Le raccord électrosoudable est actuellement très peu utilisé en dehors des opérations de soudage des canalisations de gaz même si les compagnies de distribution d'eau commencent à recourir à ce type de raccord. La France est le seul pays d'Europe à avoir généralisé l'utilisation de cette technique sur son réseau de distribution du gaz. Le marché a connu une expansion rapide: 50 000 assemblages par électro-soudage en 1980; près de 2 300 0000 en 1987. Le marché peut être évalué à 45 millions de F.
Les commandes de Gaz de France (GDF), acheteur quasi unique de ce produit, sont passées actuellement à cinq fournisseurs: Fischer (Suisse), Friederichsfeld (RFA), Rollmaplast (RFA), Serap (France) et Innoge, anciennement Toutelectric (Monaco). La part de marché de la société Innoge atteint 39,2 p. 100 en 1987, celle de Fischer et de Friedrichsfeld (qui avaient le même distributeur), 1 p. 100. La part de marché d'Innoge a rapidement progressé: 16,6 p. 100 en 1983, 28 p. 100 en 1984, 25,8 p. 100 en 1985, 35,5 p. 100 en 1986 et 39,2 p. 100 en 1987.
D'autres fournisseurs commencent à apparaître sur le marché tels que Wavin (Pays-Bas) et Durapipe (GB).
B. - La politique de distribution de la société Innoge
Cette société, dont le siège social est à Monaco, est, avec un chiffre d'affaires de moins de 30 millions de F en 1987, une société de petite taille qui, au contraire de ses concurrents, n'a pas une production diversifiée et réalise environ 70 p. 100 de ce chiffre d'affaires avec des produits destinés à un seul client (GDF).
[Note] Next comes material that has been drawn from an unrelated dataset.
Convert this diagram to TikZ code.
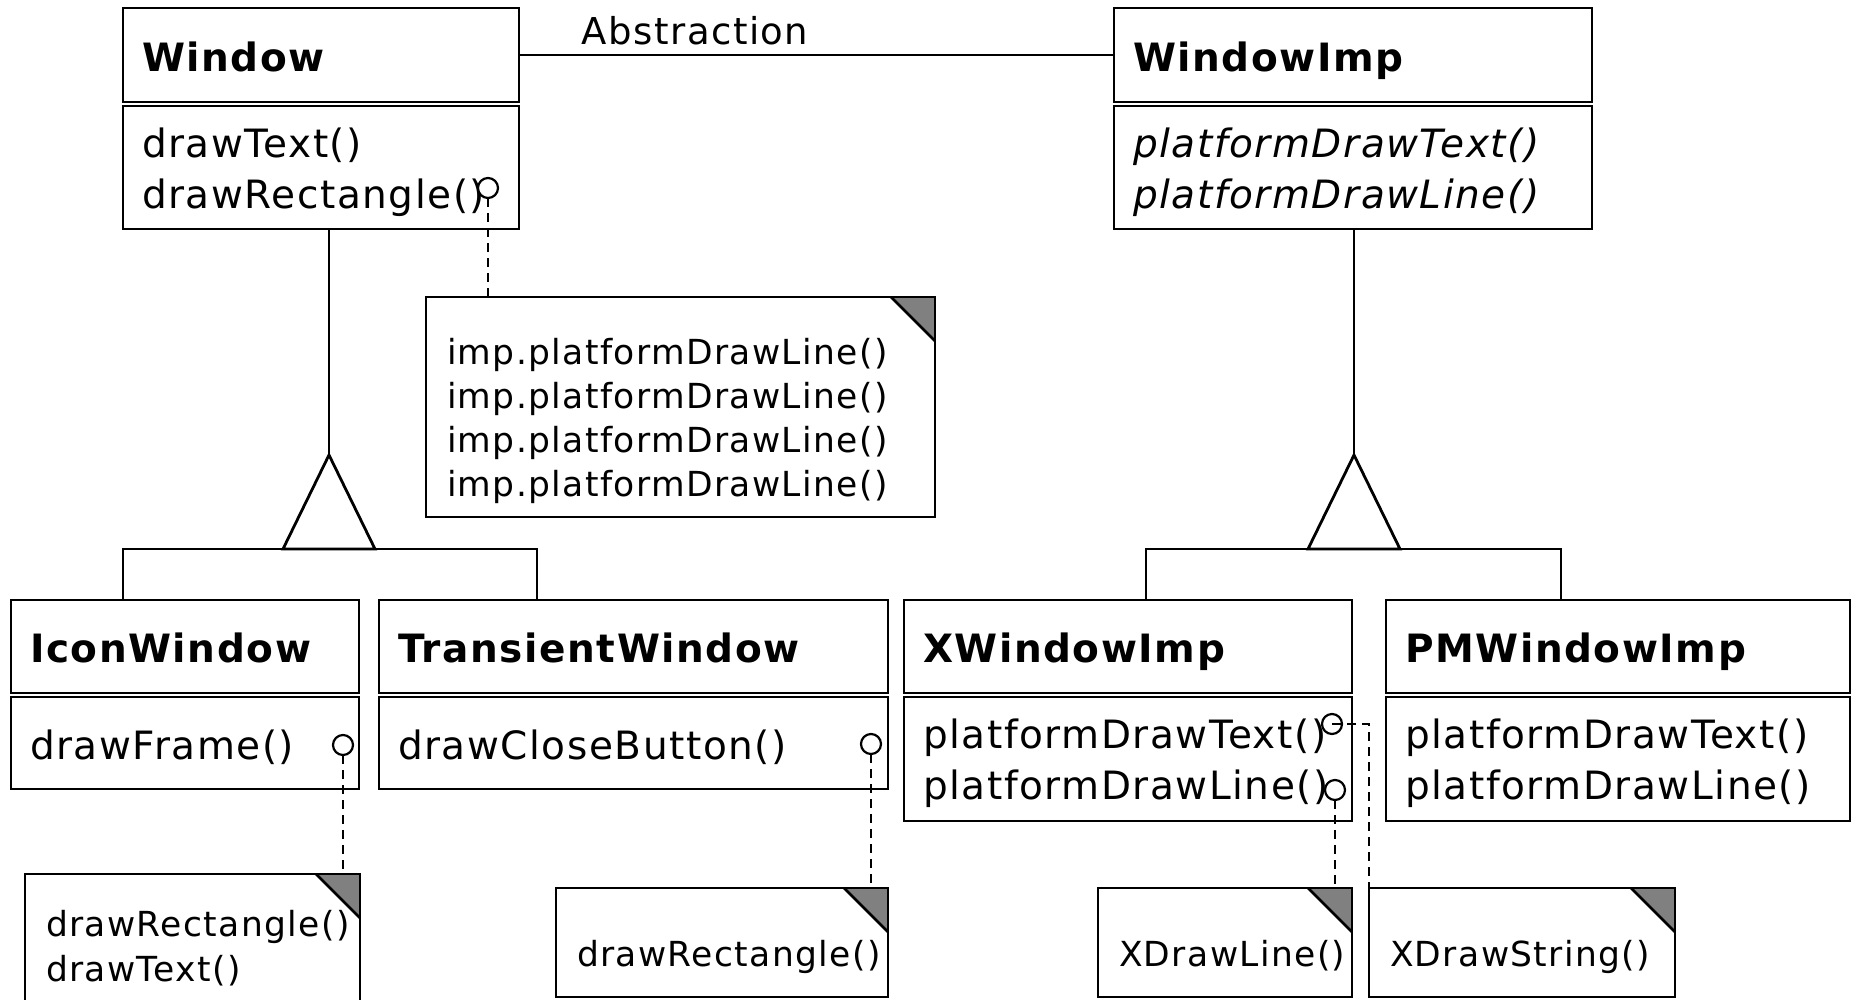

Pour ces raisons, cette société n'a pas entendu supporter le coût d'un système de distribution et s'est tournée vers des entreprises, distributeurs habituels de produits à GDF: Phinelec et Trouvay-et-Cauvin.
Le 9 février 1981, Phinelec devenait le distributeur exclusif des raccords électrosoudables d'Innoge, alors en cours de mise au point, pour une durée de trois ans. Le 6 mai 1983, Innoge dénonçait ce contrat et décidait de confier la distribution à Trouvay-et-Cauvin, qui ne devint toutefois titulaire de la convention d'exclusivité que le 30 avril 1985. Ainsi, pendant près de deux ans, GDF pouvait se procurer des raccords Innoge auprès de Phinelec et de Trouvay-et-Cauvin qui fournissait cette dernière, aux termes d'accords passés en décembre 1984, à des prix identiques à ceux que lui faisait Innoge.
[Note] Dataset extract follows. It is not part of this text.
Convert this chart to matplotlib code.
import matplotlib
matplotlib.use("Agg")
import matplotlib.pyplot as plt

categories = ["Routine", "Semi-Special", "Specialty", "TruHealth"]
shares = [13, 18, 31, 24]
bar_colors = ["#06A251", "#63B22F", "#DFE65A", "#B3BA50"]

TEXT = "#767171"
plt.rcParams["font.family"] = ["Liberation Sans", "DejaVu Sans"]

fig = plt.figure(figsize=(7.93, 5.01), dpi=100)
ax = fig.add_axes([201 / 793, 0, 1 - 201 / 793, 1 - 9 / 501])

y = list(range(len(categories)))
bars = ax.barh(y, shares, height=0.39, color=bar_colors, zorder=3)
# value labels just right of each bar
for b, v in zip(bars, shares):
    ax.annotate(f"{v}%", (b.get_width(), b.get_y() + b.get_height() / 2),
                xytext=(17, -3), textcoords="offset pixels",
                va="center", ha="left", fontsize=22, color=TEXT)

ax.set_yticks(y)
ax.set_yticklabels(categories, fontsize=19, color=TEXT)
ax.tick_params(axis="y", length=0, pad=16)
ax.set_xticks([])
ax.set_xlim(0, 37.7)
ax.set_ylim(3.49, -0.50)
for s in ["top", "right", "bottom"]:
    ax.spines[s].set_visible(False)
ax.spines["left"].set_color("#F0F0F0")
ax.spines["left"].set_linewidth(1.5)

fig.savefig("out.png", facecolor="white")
Par jugement en date du 18 décembre 1986, le Tribunal de première instance de Monaco condamnait la société Innoge à verser 600 000 F de dommages et intérêts à Phinelec en réparation du dommage causé par la rupture du contrat de distribution exclusive avant son terme. Appel a été fait de ce jugement par Phinelec qui demandait des dommages et intérêts de 8,2 millions de francs.
La société Phinelec soutient qu'elle se trouvait exclue des marchés GDF par des pratiques de prix discriminatoires des sociétés Innoge et Trouvay-et-Cauvin, qui tomberaient sous le coup des articles 7 et 8 de l'ordonnance du 1er décembre 1986.
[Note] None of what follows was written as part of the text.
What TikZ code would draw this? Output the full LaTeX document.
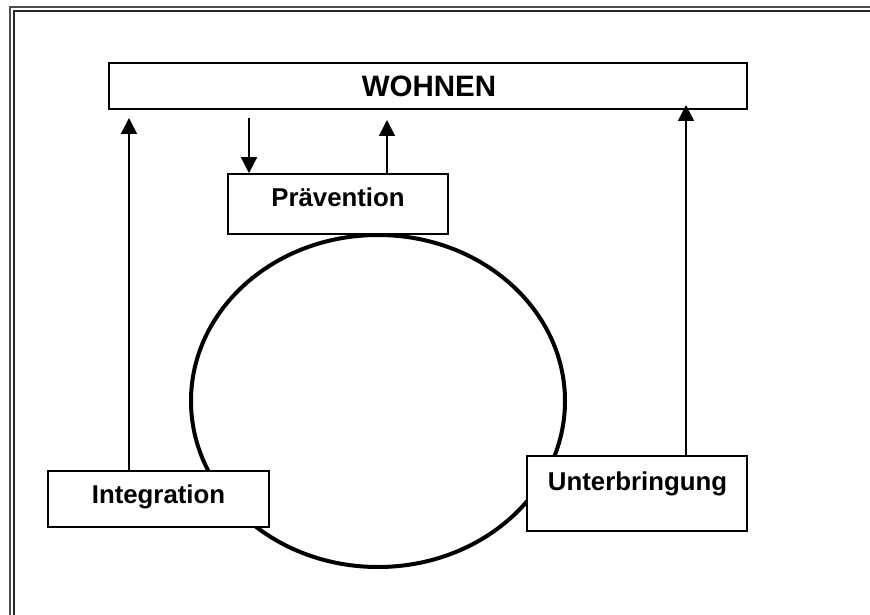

II. - A LA LUMIERE DES CONSTATATIONS QUI PRECEDENT, LE CONSEIL DE LA CONCURRENCE
En ce qui concerne la compétence:
Considérant que le Conseil de la concurrence est compétent pour examiner des pratiques relevant des articles 7 et 8 de l'ordonnance du 1er décembre susvisée dès lors qu'elles ont pour objet ou peuvent avoir pour effet de restreindre la concurrence sur un marché; qu'ainsi la circonstance que la société Innoge soit immatriculée à Monaco ne fait pas obstacle à ce que le Conseil de la concurrence puisse connaître des effets sur le territoire français des contrats de distribution passés par cette société avec les sociétés Phinelec et Trouvay-et-Cauvin;
En ce qui concerne la rupture des relations commerciales entre Innoge et Phinelec:
Considérant qu'il n'appartient pas au Conseil de la concurrence de statuer, en lieu et place du juge de droit commun, sur la rupture d'une concession exclusive; qu'en revanche, il lui appartient d'apprécier si la situation ainsi créée est susceptible d'avoir des incidences sur le fonctionnement du marché dans les conditions fixées par les articles 7 et 8 de l'ordonnance susvisée;
Considérant que le seul fait que la société Phinelec n'a plus bénéficié, à l'issue d'une période de deux ans postérieure à la cessation de sa concession exclusive, des prix préférentiels qui lui étaient antérieurement consentis au titre de cette concession ne suffit pas à établir l'existence, de la part des sociétés Innoge et Trouvay-et-Cauvin, de pratiques relevant des articles 50 et 51 de l'ordonnance de 1945 susvisée et des articles 7 et 8 de l'ordonnance de 1986 également susvisée; que l'instruction n'a révélé aucun autre élément constitutif d'infraction à ces mêmes dispositions,
Décide:
Article unique. - Il n'y a pas lieu de poursuivre la procédure.